Cinquièmement, pour les programmes d'aide et de coopération destinés à l'Afghanistan, les dix-sept ONG françaises présentes sur le terrain s'interrogent sur la dérive qui consiste à subordonner l'humanitaire au militaire.

Sixièmement, les ONG regrettent l'évolution qui consiste à privilégier, au détriment des dons, les prêts à des pays à revenu intermédiaire et émergents, qui accompagnent un soutien aux entreprises françaises. Cette politique, qui relève du commerce extérieur, devrait passer par d'autres canaux que ceux de la coopération.

Septièmement, la participation des ONG à la politique de coopération répond à une attente traditionnelle de leur part. Elles demandent en effet que la France se rallie au comportement des pays membres de l'OCDE, dans lesquels, en moyenne, 5 % de l'aide passent par des canaux associatifs, contre seulement 1 % en France.

La huitième raison de nous opposer à ce budget tient à la politique africaine menée la France, depuis l'exécrable discours prononcé à Dakar par Nicolas Sarkozy au début de son quinquennat. On ne sait ni où va ni ce qu'est cette politique, faute de savoir qui la conduit. Est-ce M. Guéant, M. Guaino ou un conseiller occulte comme M. Bourgi ? Pour des raisons domestiques, le ministre des affaires étrangères s'en est écarté. Quant à M. Joyandet, il fait ce qu'il peut : il exécute.

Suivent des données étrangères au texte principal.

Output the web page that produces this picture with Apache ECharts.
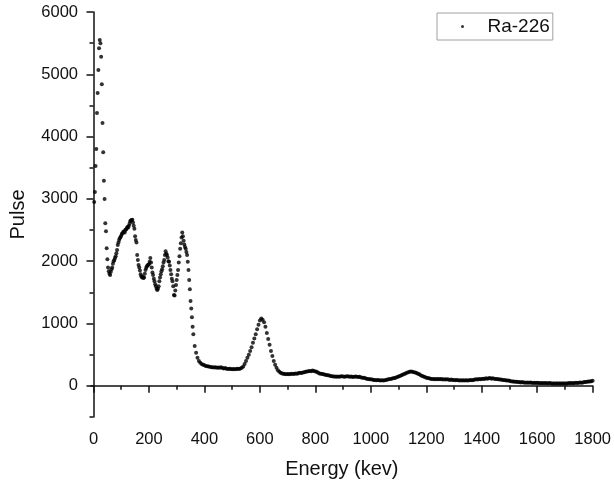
<!DOCTYPE html>
<html><head><meta charset="utf-8">
<script src="https://cdn.jsdelivr.net/npm/echarts@6/dist/echarts.min.js"></script>
<style>html,body{margin:0;padding:0;background:#fff}#c{width:614px;height:485px}</style>
</head><body><div id="c"></div>
<script>
const seriesName = 'Ra-226';
const xTitle = 'Energy (kev)';
const yTitle = 'Pulse';
// low-energy channels (keV start / step) and counts
const lowStart = 2.5, lowStep = 2.5;
const lowCounts = [
 2950,3110,3530,3800,4380,4700,5070,5420,5550,5500,
 5280,4840,4220,3750,3290,3000,2610,2480,2210,2030,
 1900,1840,1800,1780,1830,1870,1900,1960,2000,2020,
 2050,2080,2130,2180,2260,2300,2340,2370,2390,2410,
 2440,2450,2470,2480,2460,2500,2510,2530,2550,2540,
 2570,2600,2640,2655,2660,2665,2620,2570,2520,2400,
 2340,2300,2100,2020,1940,1900,1850,1790,1760,1740,
 1750,1730,1740,1800,1860,1890,1920,1930,1945,1950,
 1990,2050,1980,1900,1820,1780,1720,1680,1630,1600,
 1560,1540,1560,1600,1680,1740,1790,1840,1870,1920,
 1980,2020,2100,2160,2120,2100,2060,2000,1990,1930,
 1860,1790,1720,1680,1600,1460,1450,1530,1620,1700,
 1780,1860,1980,2080,2200,2290,2380,2460,2400,2330,
 2270,2230,2200,2150,2100,1990,1860,1700,1550,1360,
 1240,1100,950,830
];
const highStart = 365, highStep = 5;
const highCounts = [
 640,530,450,400,370,350,340,330,320,315,
 310,305,300,300,295,300,290,295,290,300,
 285,280,285,275,270,275,270,265,270,265,
 270,275,270,280,290,310,350,400,450,500,
 560,620,690,760,830,910,980,1050,1080,1060,
 1020,950,850,750,660,560,480,400,340,290,
 250,225,210,200,195,190,185,190,185,190,
 195,190,195,200,195,205,210,205,215,220,
 225,230,235,240,235,245,240,230,225,210,
 200,195,190,185,180,175,170,165,160,155,
 150,150,145,150,145,150,155,150,145,150,
 155,150,145,150,140,145,150,145,140,145,
 135,130,130,120,115,110,105,105,100,95,
 95,90,95,90,85,90,85,90,95,100,
 105,110,115,120,125,130,140,150,160,170,
 180,190,200,210,220,225,230,225,220,215,
 205,195,185,170,160,150,140,130,125,120,
 115,110,110,105,110,105,110,105,110,100,
 105,100,105,100,95,100,95,95,90,95,
 90,85,90,85,90,85,90,85,90,95,
 90,95,100,105,100,110,105,110,115,110,
 120,115,120,125,115,120,115,110,110,105,
 100,100,95,95,90,85,85,80,75,70,
 70,65,65,60,60,55,60,55,55,50,
 55,50,55,50,45,50,45,50,45,45,
 40,45,40,45,40,40,45,40,35,40,
 35,40,35,40,35,40,35,40,35,40,
 45,40,45,40,45,50,45,50,55,50,
 55,60,60,65,70,70,75,80
];
const xTicks = [0,200,400,600,800,1000,1200,1400,1600,1800];
const xMinorTicks = [100,300,500,700,900,1100,1300,1500,1700];
const yTicks = [0,1000,2000,3000,4000,5000,6000];
const yMinorTicks = [-500,500,1500,2500,3500,4500,5500];

const points = [];
lowCounts.forEach((v, i) => points.push([lowStart + i * lowStep, v]));
highCounts.forEach((v, i) => points.push([highStart + i * highStep, v]));

const FONT = 'Liberation Sans, Arial, sans-serif';
const INK = '#111';
const axisLineStyle = { color: INK, width: 1.5 };
const xMin = -9, xMax = 1800, yMin = -500, yMax = 6000;
const plain = v => String(v);

const chart = echarts.init(document.getElementById('c'));
chart.setOption({
  animation: false,
  backgroundColor: '#fff',
  grid: { left: 90, right: 20, top: 12, bottom: 68 },
  legend: {
    left: 437, top: 13,
    padding: [4, 3, 4, 24],
    itemWidth: 40, itemHeight: 3,
    icon: 'circle',
    borderColor: '#a0a0a0', borderWidth: 1,
    textStyle: { fontSize: 19, fontFamily: FONT, color: INK },
    data: [seriesName]
  },
  xAxis: [{
    type: 'value', min: xMin, max: xMax,
    name: xTitle, nameLocation: 'middle', nameGap: 42,
    nameTextStyle: { fontSize: 20, fontFamily: FONT, color: INK },
    axisLine: { lineStyle: axisLineStyle },
    axisTick: { customValues: xTicks, length: 7, lineStyle: axisLineStyle },
    axisLabel: { customValues: xTicks, formatter: plain, margin: 14, fontSize: 16.5, fontFamily: FONT, color: INK },
    splitLine: { show: false }
  }, {
    type: 'value', min: xMin, max: xMax, position: 'bottom',
    axisLine: { show: false },
    axisTick: { customValues: xMinorTicks, length: 4, lineStyle: axisLineStyle },
    axisLabel: { show: false },
    splitLine: { show: false }
  }],
  yAxis: [{
    type: 'value', min: yMin, max: yMax,
    name: yTitle, nameLocation: 'middle', nameGap: 63,
    nameTextStyle: { fontSize: 20, fontFamily: FONT, color: INK },
    axisLine: { lineStyle: axisLineStyle },
    axisTick: { customValues: yTicks, length: 7, lineStyle: axisLineStyle },
    axisLabel: { customValues: yTicks, formatter: plain, margin: 13, fontSize: 16.5, fontFamily: FONT, color: INK },
    splitLine: { show: false }
  }, {
    type: 'value', min: yMin, max: yMax, position: 'left',
    axisLine: { show: false },
    axisTick: { customValues: yMinorTicks, length: 4, lineStyle: axisLineStyle },
    axisLabel: { show: false },
    splitLine: { show: false }
  }],
  series: [{
    type: 'scatter', name: seriesName,
    xAxisIndex: 0, yAxisIndex: 0,
    data: points,
    symbol: 'circle', symbolSize: 4,
    itemStyle: { color: '#000' }
  }]
});
</script></body></html>
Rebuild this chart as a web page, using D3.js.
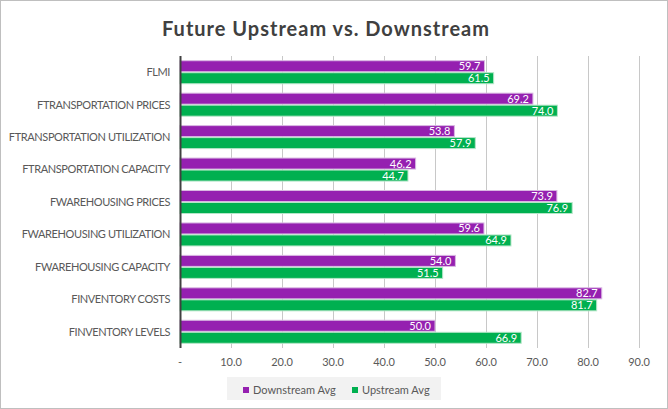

En Mauritanie, la France, par l'intermédiaire de son ambassade, a soutenu le candidat putschiste. Au Niger, alors que la Commission européenne sanctionne les dérives du Président Tandja, nous tardons à le faire, voire ne le voulons pas. Au Gabon, on sait ce qu'il en est de la succession d'Omar Bongo. Enfin, en Guinée, c'est le drame absolu. En commission, le ministre des affaires étrangères nous a avoué qu'il ne savait pas si le capitaine Dadis Camara était ou non responsable de la mort tragique de 180 personnes fusillées pour être allées protester au stade de Conakry contre les agissements d'un président potiche.

Il est grand temps de redresser la situation et de mettre fin à la dégradation de l'image de la France en Afrique. C'est pourquoi nous tirons la sonnette d'alarme et nous voterons contre le budget.